It was one of those days when I woke up with a song in my head and immediately had to listen to it. As the playlist continued and breakfast ended, Craig found a news story that was unexpected to say the least.
While in Richmond for a Westsail Rendezvous, we shared the dock with an incredible trimaran and its endearing crew. The skipper and crew were prepping for an attempt to break the record for sailing from San Francisco to Shanghai single-handed. With several records under his belt and the boat’s keel, I was in awe of Guo and the “Qingdao China”. I didn’t understand the physics of a boat that can sail faster than the wind, and I couldn’t comprehend the drive and passion that the entire team must have for sailing. Watching the prep-work on this machine was incredible. There was not a modicum of comfort built into the boat. Everything was designed with speed in mind as the top priority, including the Ferrari captain’s chair. Guo and his team welcomed us aboard and politely didn’t laugh at us as we looked around in amazement and asked a million questions that they likely get asked at every new port. Sharing a dock with them was delightful.
Yesterday the news reported that Guo had been out of communication for 24 hours and that a search was underway. Since then, the US Navy and Coast Guard have found the boat – unattended. The search for Guo has already been suspended.
Certainly, we are not Guo’s family, nor are we his best or lifelong friends. But this hits hard and it hits close to home. Leading up to our passage down the Washington and Oregon coasts we went on a five-week road trip to see friends and family. I kept calling it the Goodbye Tour – just in case something happened at sea. Because it does happen. And it happens to incredibly talented and experienced sailors. And sometimes, we don’t even get to know what actually happened. And every time, everyone with a boat who has dreams/plans/hopes of deep blue sailing gives pause. If it could happen to someone like Guo…

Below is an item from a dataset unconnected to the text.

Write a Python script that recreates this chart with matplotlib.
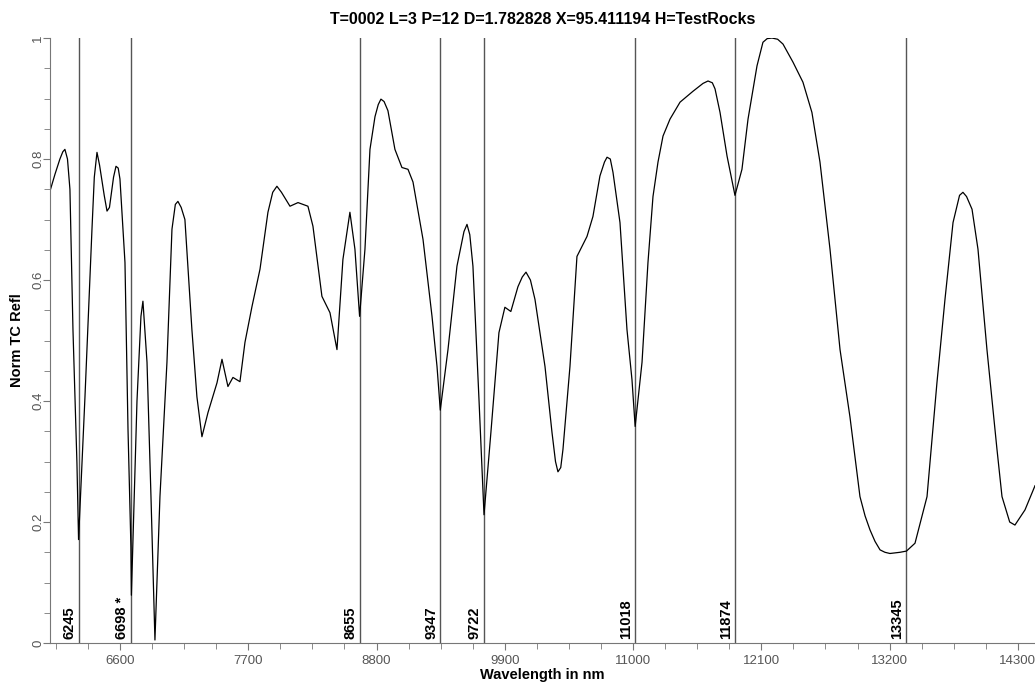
import matplotlib
matplotlib.use('Agg')
from matplotlib import pyplot as plt
from matplotlib.ticker import MultipleLocator

plt.rcParams['font.family'] = ['Liberation Sans', 'DejaVu Sans']

# spectrum
wavelength = [6000, 6043, 6085, 6110, 6128, 6150, 6171, 6197, 6231, 6245, 6300, 6360,
              6380, 6403, 6425, 6465, 6489, 6510, 6545, 6566, 6585, 6600, 6643, 6669,
              6694, 6698, 6746, 6780, 6797, 6832, 6866, 6900, 6943, 7003, 7046, 7075,
              7097, 7125, 7157, 7217, 7260, 7303, 7355, 7432, 7475, 7526, 7569, 7629,
              7672, 7732, 7801, 7869, 7910, 7946, 7985, 8058, 8127, 8212, 8255, 8332,
              8401, 8461, 8512, 8572, 8615, 8655, 8701, 8744, 8787, 8815, 8838, 8865,
              8898, 8958, 9018, 9070, 9113, 9199, 9276, 9319, 9347, 9413, 9490, 9550,
              9576, 9600, 9627, 9679, 9722, 9781, 9850, 9901, 9952, 10013, 10050, 10082,
              10120, 10159, 10245, 10305, 10335, 10356, 10380, 10399, 10459, 10519, 10605, 10656,
              10716, 10755, 10777, 10805, 10828, 10888, 10948, 10991, 11018, 11077, 11128, 11171,
              11214, 11257, 11317, 11403, 11514, 11600, 11643, 11680, 11703, 11746, 11806, 11874,
              11934, 11986, 12063, 12114, 12150, 12191, 12240, 12286, 12372, 12457, 12534, 12603,
              12689, 12775, 12860, 12946, 12990, 13032, 13075, 13118, 13160, 13203, 13290, 13345,
              13418, 13521, 13606, 13675, 13744, 13800, 13829, 13860, 13907, 13958, 14035, 14121,
              14164, 14230, 14275, 14361, 14447]
refl = [0.747, 0.775, 0.800, 0.812, 0.816, 0.800, 0.750, 0.518, 0.298, 0.171, 0.407, 0.684,
        0.770, 0.811, 0.790, 0.740, 0.714, 0.720, 0.770, 0.788, 0.785, 0.767, 0.629, 0.353,
        0.159, 0.079, 0.400, 0.540, 0.565, 0.464, 0.242, 0.005, 0.242, 0.464, 0.684, 0.725,
        0.730, 0.720, 0.700, 0.518, 0.407, 0.341, 0.381, 0.430, 0.469, 0.424, 0.439, 0.432,
        0.497, 0.556, 0.618, 0.712, 0.745, 0.755, 0.745, 0.722, 0.728, 0.722, 0.689, 0.573,
        0.546, 0.485, 0.634, 0.712, 0.651, 0.540, 0.651, 0.816, 0.870, 0.890, 0.899, 0.895,
        0.880, 0.816, 0.786, 0.783, 0.762, 0.667, 0.540, 0.457, 0.385, 0.485, 0.623, 0.680,
        0.692, 0.675, 0.623, 0.402, 0.212, 0.348, 0.513, 0.555, 0.548, 0.589, 0.605, 0.613,
        0.600, 0.568, 0.457, 0.348, 0.300, 0.283, 0.290, 0.320, 0.457, 0.639, 0.672, 0.705,
        0.772, 0.795, 0.803, 0.800, 0.778, 0.695, 0.518, 0.435, 0.358, 0.464, 0.629, 0.738,
        0.795, 0.838, 0.866, 0.894, 0.912, 0.925, 0.929, 0.926, 0.916, 0.877, 0.805, 0.740,
        0.783, 0.866, 0.954, 0.993, 0.999, 1.000, 0.998, 0.990, 0.960, 0.927, 0.877, 0.795,
        0.651, 0.485, 0.374, 0.242, 0.210, 0.187, 0.168, 0.154, 0.150, 0.148, 0.150, 0.152,
        0.165, 0.242, 0.430, 0.568, 0.695, 0.740, 0.745, 0.738, 0.717, 0.651, 0.485, 0.320,
        0.242, 0.200, 0.195, 0.220, 0.260]

# marked band positions
band_pos = [6245, 6698, 8655, 9347, 9722, 11018, 11874, 13345]
band_labels = ['6245', '6698 *', '8655', '9347', '9722', '11018', '11874', '13345']

fig = plt.figure(figsize=(10.35, 6.84), dpi=100)
ax = fig.add_axes([0.0483, 0.0599, 0.9517, 0.8845])

for x, lab in zip(band_pos, band_labels):
    ax.axvline(x, color='#555555', lw=1.0, zorder=1)
    ax.annotate(lab, xy=(x, 0), xytext=(-1.5, 3), textcoords='offset points',
                rotation=90, ha='right', va='bottom', fontsize=10.5, fontweight='bold')

ax.plot(wavelength, refl, color='black', lw=0.9, zorder=2)

ax.set_xlim(6000, 14447)
ax.set_ylim(0, 1)
ax.xaxis.set_major_locator(MultipleLocator(1100))
ax.xaxis.set_minor_locator(MultipleLocator(275))
ax.yaxis.set_major_locator(MultipleLocator(0.2))
ax.yaxis.set_minor_locator(MultipleLocator(0.05))
ax.set_yticks([0, 0.2, 0.4, 0.6, 0.8, 1])
ax.set_yticklabels(['0', '0.2', '0.4', '0.6', '0.8', '1'], rotation=90, va='center')

for s in ['top', 'right']:
    ax.spines[s].set_visible(False)
for s in ['left', 'bottom']:
    ax.spines[s].set_color('#777777')
ax.tick_params(which='both', colors='#777777', labelcolor='#555555', labelsize=9.5)
ax.tick_params(which='major', length=5)
ax.tick_params(which='minor', length=4)
ax.tick_params(axis='y', which='major', pad=-1)

ax.set_xlabel('Wavelength in nm', fontsize=10.5, fontweight='bold', labelpad=1)
ax.set_ylabel('Norm TC Refl', fontsize=10.5, fontweight='bold', labelpad=6)
ax.set_title('T=0002 L=3 P=12 D=1.782828 X=95.411194 H=TestRocks',
             fontsize=11.5, fontweight='bold', pad=10)

fig.savefig('out.png', dpi=100)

The bike ride to work would certainly be a bit somber despite trying to maintain hope. I put my headphones on and started with the song stuck in my head. Oof.
Our sincerest condolences to his family, friends, and fellow crew. He was delightful to know, even for such a short time.
4 thoughts on “Our friend, Guo”
I read this with the fear that something had happened. You painted such a wonderful picture of Guo and the crew. Such a shame.
What a blessing and amazing experience to be one of two ships passing in the wind and to have shared that moment thank you for sharing it with us
Oh wow. How sad. Thanks for posting so we can all send our thoughts to the family and friends of Guo. Very sobering post, Krystle.